### What is expected:
Among the lines of the listing below, retype exactly those from the one containing "Output the Python" through the one containing "19.5, 19.4, 20.0]", both included. Do not include pictures.

### Provided data:
* * *
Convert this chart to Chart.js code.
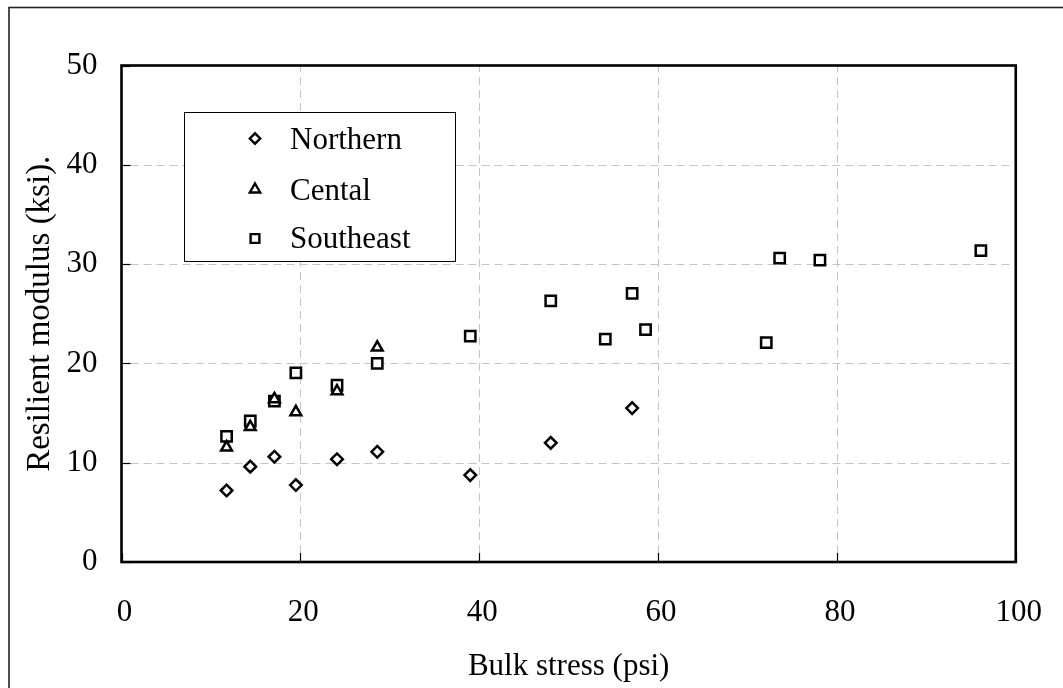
* * *
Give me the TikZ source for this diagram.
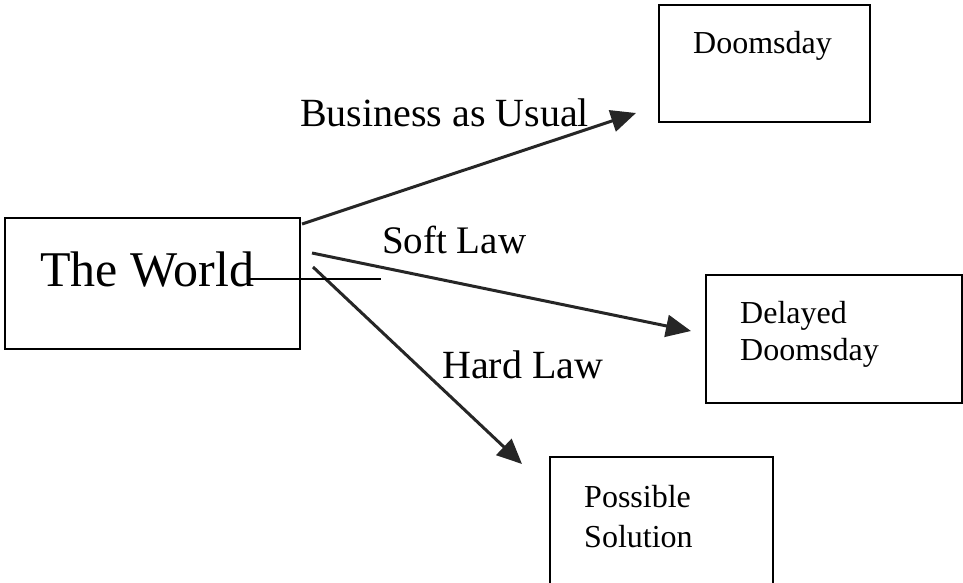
* * *
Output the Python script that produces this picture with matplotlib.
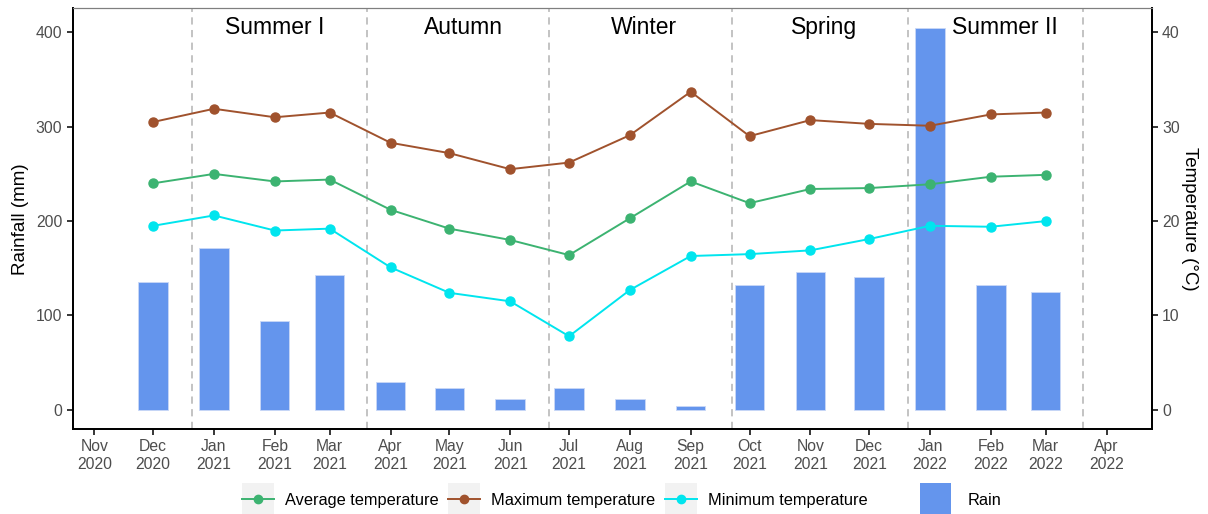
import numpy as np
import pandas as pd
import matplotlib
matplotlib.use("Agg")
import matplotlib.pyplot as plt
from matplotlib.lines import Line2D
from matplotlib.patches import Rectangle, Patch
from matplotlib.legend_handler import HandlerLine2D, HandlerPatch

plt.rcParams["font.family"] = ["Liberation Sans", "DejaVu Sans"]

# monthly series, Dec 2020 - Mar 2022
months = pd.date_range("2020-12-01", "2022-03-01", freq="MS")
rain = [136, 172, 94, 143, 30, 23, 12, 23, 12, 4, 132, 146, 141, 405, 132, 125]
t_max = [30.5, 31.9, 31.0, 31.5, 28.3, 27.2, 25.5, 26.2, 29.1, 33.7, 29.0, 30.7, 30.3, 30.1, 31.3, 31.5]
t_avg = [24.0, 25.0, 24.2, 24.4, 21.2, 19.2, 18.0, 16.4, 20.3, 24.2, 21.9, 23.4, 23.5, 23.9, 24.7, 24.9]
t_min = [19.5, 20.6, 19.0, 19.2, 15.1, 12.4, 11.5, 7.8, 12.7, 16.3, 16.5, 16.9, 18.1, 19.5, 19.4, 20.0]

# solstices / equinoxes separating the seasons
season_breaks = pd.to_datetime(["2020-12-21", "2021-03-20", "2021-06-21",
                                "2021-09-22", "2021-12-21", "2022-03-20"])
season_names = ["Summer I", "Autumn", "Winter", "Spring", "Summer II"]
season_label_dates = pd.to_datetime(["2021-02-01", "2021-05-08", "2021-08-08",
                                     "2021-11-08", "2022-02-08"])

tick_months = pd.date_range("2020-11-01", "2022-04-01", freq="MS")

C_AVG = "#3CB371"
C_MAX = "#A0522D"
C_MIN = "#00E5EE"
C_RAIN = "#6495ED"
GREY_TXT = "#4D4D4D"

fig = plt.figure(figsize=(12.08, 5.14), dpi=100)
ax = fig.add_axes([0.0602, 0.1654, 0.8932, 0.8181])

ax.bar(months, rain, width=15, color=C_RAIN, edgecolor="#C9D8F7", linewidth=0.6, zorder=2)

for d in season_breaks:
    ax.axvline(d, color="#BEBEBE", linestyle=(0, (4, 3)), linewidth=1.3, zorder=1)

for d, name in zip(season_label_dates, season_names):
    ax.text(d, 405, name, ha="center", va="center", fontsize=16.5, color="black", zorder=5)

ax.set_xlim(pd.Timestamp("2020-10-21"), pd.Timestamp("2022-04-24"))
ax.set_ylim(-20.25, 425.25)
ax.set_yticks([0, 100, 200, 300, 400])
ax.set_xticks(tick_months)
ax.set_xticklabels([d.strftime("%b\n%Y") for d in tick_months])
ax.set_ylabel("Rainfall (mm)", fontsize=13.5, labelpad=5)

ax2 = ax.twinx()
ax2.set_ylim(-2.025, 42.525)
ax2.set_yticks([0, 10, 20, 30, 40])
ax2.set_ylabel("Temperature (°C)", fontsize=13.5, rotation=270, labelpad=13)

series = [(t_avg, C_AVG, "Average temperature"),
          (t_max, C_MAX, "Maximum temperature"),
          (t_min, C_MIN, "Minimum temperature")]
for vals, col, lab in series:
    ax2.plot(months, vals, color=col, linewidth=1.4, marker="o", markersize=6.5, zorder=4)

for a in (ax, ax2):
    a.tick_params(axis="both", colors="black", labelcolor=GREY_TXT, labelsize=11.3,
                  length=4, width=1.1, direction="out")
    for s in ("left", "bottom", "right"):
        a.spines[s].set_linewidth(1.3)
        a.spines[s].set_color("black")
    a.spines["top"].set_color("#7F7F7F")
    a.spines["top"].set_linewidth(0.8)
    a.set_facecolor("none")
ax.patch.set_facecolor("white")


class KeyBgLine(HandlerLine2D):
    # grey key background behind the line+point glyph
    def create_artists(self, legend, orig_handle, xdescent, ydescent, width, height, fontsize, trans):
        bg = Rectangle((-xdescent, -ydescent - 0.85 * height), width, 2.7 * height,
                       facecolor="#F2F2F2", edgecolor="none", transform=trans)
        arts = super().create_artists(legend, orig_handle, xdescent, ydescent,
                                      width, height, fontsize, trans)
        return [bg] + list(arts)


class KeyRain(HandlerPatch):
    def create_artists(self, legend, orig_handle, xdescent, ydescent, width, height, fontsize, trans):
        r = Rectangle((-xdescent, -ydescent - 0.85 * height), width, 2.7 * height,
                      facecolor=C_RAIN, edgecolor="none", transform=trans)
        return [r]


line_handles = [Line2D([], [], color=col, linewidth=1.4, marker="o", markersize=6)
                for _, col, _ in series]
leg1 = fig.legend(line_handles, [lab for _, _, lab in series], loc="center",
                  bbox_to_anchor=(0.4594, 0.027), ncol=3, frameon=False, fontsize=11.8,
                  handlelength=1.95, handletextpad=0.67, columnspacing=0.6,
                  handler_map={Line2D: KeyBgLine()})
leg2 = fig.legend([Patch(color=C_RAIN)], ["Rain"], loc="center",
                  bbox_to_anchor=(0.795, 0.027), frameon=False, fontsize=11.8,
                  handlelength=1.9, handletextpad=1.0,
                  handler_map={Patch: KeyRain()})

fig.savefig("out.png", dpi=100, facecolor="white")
* * *
### Answer:
Output the Python script that produces this picture with matplotlib.
import numpy as np
import pandas as pd
import matplotlib
matplotlib.use("Agg")
import matplotlib.pyplot as plt
from matplotlib.lines import Line2D
from matplotlib.patches import Rectangle, Patch
from matplotlib.legend_handler import HandlerLine2D, HandlerPatch

plt.rcParams["font.family"] = ["Liberation Sans", "DejaVu Sans"]

# monthly series, Dec 2020 - Mar 2022
months = pd.date_range("2020-12-01", "2022-03-01", freq="MS")
rain = [136, 172, 94, 143, 30, 23, 12, 23, 12, 4, 132, 146, 141, 405, 132, 125]
t_max = [30.5, 31.9, 31.0, 31.5, 28.3, 27.2, 25.5, 26.2, 29.1, 33.7, 29.0, 30.7, 30.3, 30.1, 31.3, 31.5]
t_avg = [24.0, 25.0, 24.2, 24.4, 21.2, 19.2, 18.0, 16.4, 20.3, 24.2, 21.9, 23.4, 23.5, 23.9, 24.7, 24.9]
t_min = [19.5, 20.6, 19.0, 19.2, 15.1, 12.4, 11.5, 7.8, 12.7, 16.3, 16.5, 16.9, 18.1, 19.5, 19.4, 20.0]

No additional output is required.